Rainbow also discussed an event that occurred shortly afterward (15:26). After the events of the morning of December 15, he went to his customer's house next to the Hodgsons. While there, the woman at that house expressed her skepticism of the Enfield case. But when he returned to her house the next day, she had a "different state of mind" (17:32). As Rainbow had walked to her house that day, he'd noticed a broken window in the Hodgsons' house and another one in the house of the neighbor he was visiting. The woman at that house explained to him that a rock had crashed through the window the previous night while she and her husband were watching television. He went out quickly, but couldn't see anybody around who could have thrown the rock. Apparently, the unlikelihood that anybody threw it led the woman to reconsider the possibility that something paranormal was going on. John Burcombe also discussed an incident in which a stone went through a neighbor's window, apparently the same event Rainbow refers to (48A, 34:51). Burcombe explains that he was outside with Janet at the time and that Margaret was in the house upstairs. Neither of the girls threw the rock at the window nextdoor, and Burcombe said that nobody else was around at the time who could have thrown it.
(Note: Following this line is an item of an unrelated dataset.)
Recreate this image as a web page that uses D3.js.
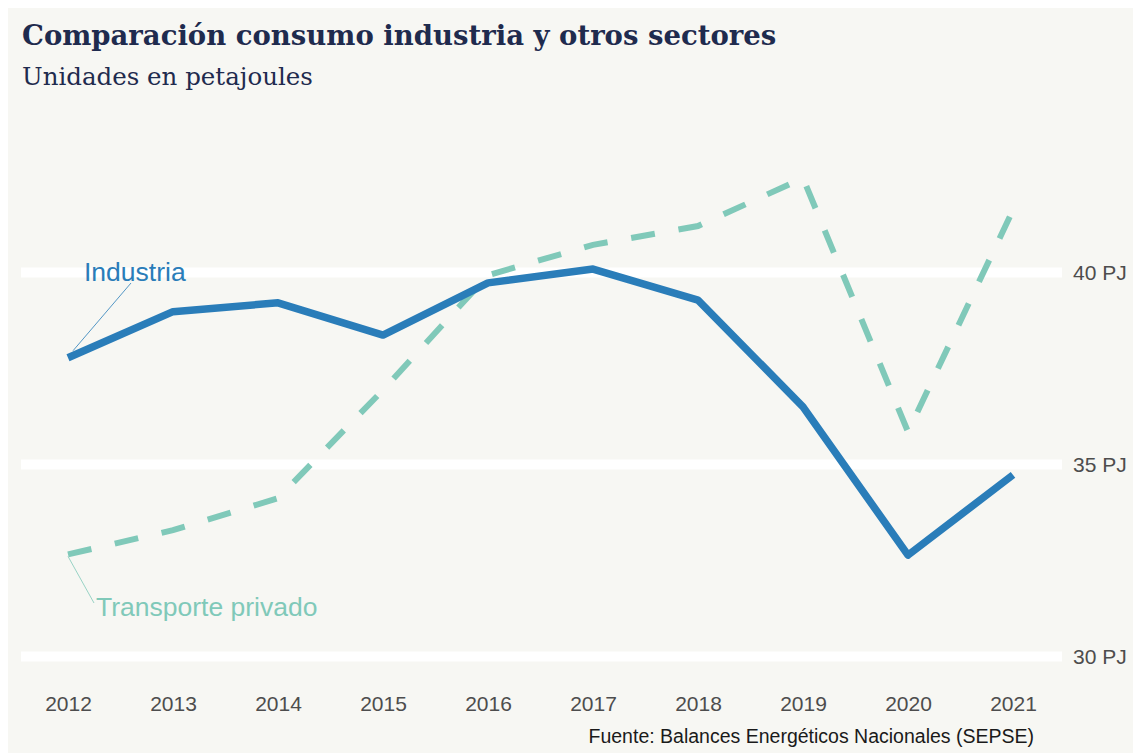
<!DOCTYPE html>
<html lang="es">
<head>
  <meta charset="utf-8">
  <title>Comparación consumo industria y otros sectores</title>
  <script src="https://d3js.org/d3.v7.min.js"></script>
  <style>
    body { margin: 0; background: #fff; }
    .titulo { font-family: "DejaVu Serif", serif; font-weight: bold; fill: #1f2b4e; }
    .subtitulo { font-family: "DejaVu Serif", serif; fill: #1f2b4e; }
    .eje text { font-family: "Liberation Sans", Arial, sans-serif; font-size: 21px; fill: #4d4d4d; }
    .fuente { font-family: "Liberation Sans", Arial, sans-serif; font-size: 19.5px; fill: #1a1a1a; }
    .etiqueta { font-family: "Liberation Sans", Arial, sans-serif; font-size: 26.5px; }
  </style>
</head>
<body>
<div id="chart"></div>
<script>
"use strict"

// datos (petajoules)
var anios = [2012, 2013, 2014, 2015, 2016, 2017, 2018, 2019, 2020, 2021];
var industria = [37.78, 38.98, 39.21, 38.37, 39.73, 40.09, 39.28, 36.50, 32.64, 34.73];
var transporte = [32.66, 33.29, 34.12, 36.94, 39.93, 40.72, 41.21, 42.46, 35.85, 41.63];
var ticksY = [30, 35, 40];

var ancho = 1133, alto = 753;

var svg = d3.select('#chart').append('svg')
    .attr('width', ancho)
    .attr('height', alto);

// panel de fondo
svg.append('rect')
    .attr('x', 8).attr('y', 8)
    .attr('width', ancho - 8).attr('height', alto - 8)
    .attr('fill', '#f7f7f3');

var x = d3.scaleLinear().domain([2012, 2021]).range([68, 1013]);
var y = d3.scaleLinear().domain([30, 40]).range([656.5, 272.5]);

// lineas de grilla blancas
svg.append('g').selectAll('line')
    .data(ticksY)
    .enter().append('line')
      .attr('x1', 21).attr('x2', 1062)
      .attr('y1', d => y(d)).attr('y2', d => y(d))
      .attr('stroke', '#ffffff')
      .attr('stroke-width', 10);

// eje y a la derecha
var ejeY = svg.append('g')
    .attr('class', 'eje')
    .attr('transform', 'translate(1062,0)')
    .call(d3.axisRight(y).tickValues(ticksY).tickSize(0).tickPadding(11).tickFormat(d => d + ' PJ'));
ejeY.select('.domain').remove();

// eje x
var ejeX = svg.append('g')
    .attr('class', 'eje')
    .attr('transform', 'translate(0,690)')
    .call(d3.axisBottom(x).tickValues(anios).tickSize(0).tickPadding(6).tickFormat(d3.format('d')));
ejeX.select('.domain').remove();

var linea = d3.line()
    .x((d, i) => x(anios[i]))
    .y(d => y(d));

svg.append('path')
    .datum(transporte)
    .attr('d', linea)
    .attr('fill', 'none')
    .attr('stroke', '#80c9b9')
    .attr('stroke-width', 6)
    .attr('stroke-dasharray', '24,24');

svg.append('path')
    .datum(industria)
    .attr('d', linea)
    .attr('fill', 'none')
    .attr('stroke', '#2a7db9')
    .attr('stroke-width', 7.5)
    .attr('stroke-linejoin', 'round');

// etiquetas con lineas guia
svg.append('line')
    .attr('x1', x(2012) + 5).attr('y1', y(industria[0]) - 7)
    .attr('x2', 131).attr('y2', 283)
    .attr('stroke', '#2a7db9').attr('stroke-width', 0.8);
svg.append('text')
    .attr('class', 'etiqueta')
    .attr('x', 84).attr('y', 281)
    .attr('fill', '#2a7db9')
    .text('Industria');

svg.append('line')
    .attr('x1', x(2012)).attr('y1', y(transporte[0]) + 2)
    .attr('x2', 94).attr('y2', 603)
    .attr('stroke', '#80c9b9').attr('stroke-width', 0.8);
svg.append('text')
    .attr('class', 'etiqueta')
    .attr('x', 96).attr('y', 616)
    .attr('fill', '#80c9b9')
    .text('Transporte privado');

// titulos
svg.append('text')
    .attr('class', 'titulo')
    .attr('x', 22).attr('y', 45)
    .style('font-size', '27.5px')
    .text('Comparación consumo industria y otros sectores');
svg.append('text')
    .attr('class', 'subtitulo')
    .attr('x', 22).attr('y', 85)
    .style('font-size', '24.5px')
    .text('Unidades en petajoules');

svg.append('text')
    .attr('class', 'fuente')
    .attr('x', 1034).attr('y', 743)
    .attr('text-anchor', 'end')
    .text('Fuente: Balances Energéticos Nacionales (SEPSE)');
</script>
</body>
</html>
It's significant that the incident nextdoor lines up so well with the breaking of the window in the Hodgsons' house. Both windows were broken shortly after the events of the morning of December 15, and the incident at the Hodgsons' was caught on tape (47B, 8:51). It seems to have been paranormal. I suspect that the incident at the neighbor's house was related to the event at the Hodgsons'. And the events of the morning of December 15 involved the poltergeist thrusting Janet and various objects against a window as they levitated around the room, so those events offer additional evidence that the poltergeist was interested at that time in throwing objects at windows. It's more likely that the event at the neighbor's house was something the poltergeist did than that some normal event of such a similar nature happened to occur around the same time.

Rainbow also made some significant comments about Peggy Hodgson. He remarked to Grosse that he felt sorry for her and had noticed that the poltergeist seemed to be taking a toll on her, that her physical appearance had been deteriorating lately (14:19). That's an indication that she was sincere rather than faking the poltergeist. It's also significant that when the neighbor Rainbow talked to expressed her initial skepticism, she thought the Hodgson children were likely faking the whole case (16:32). She didn't accuse their mother of doing it. There seems to be a widespread consensus, including among both the earliest skeptics of Enfield and more recent ones, that Peggy Hodgson was an honest person and wasn't involved in faking anything. And she's the most important witness in the case. She probably experienced more of the phenomena than anybody else.

2 comments:

  1. I've been following Enfield on and off to some degree (nowhere near the level of Jason - Jason's just an animal!), and some of the astonishing incidents that took place simply defy a normal explanation. And quite frankly, as some of us have pointed out in the past, most if not all of the 'explanations' given for those incidents have been awful. Just awful. When the number of truly fascinating incidents are taken into account, including all the surrounding facts, only those in denial can continue to fob Enfield off. They cease being sceptics. It's simply denial at this point.

    But I can still hear Velma now: 'But there *has* to be a rational explanation. We *know* that poltergeist's don't exist. There *has* to be a natural explanation.'

    I understand, Velma. It's hard. But No, we don't know that poltergeist's don't exist. And you're assuming a 'rational' explanation logically entails a 'natural' explanation. Being a fan of logic, Velma, you ought to see that your a priori dismissals are nothing more than question-begging.

    For the umpteenth time, Jason, I appreciate your graft on Enfield. The way you bring the facts together in such a coherent and engaging way is a talent.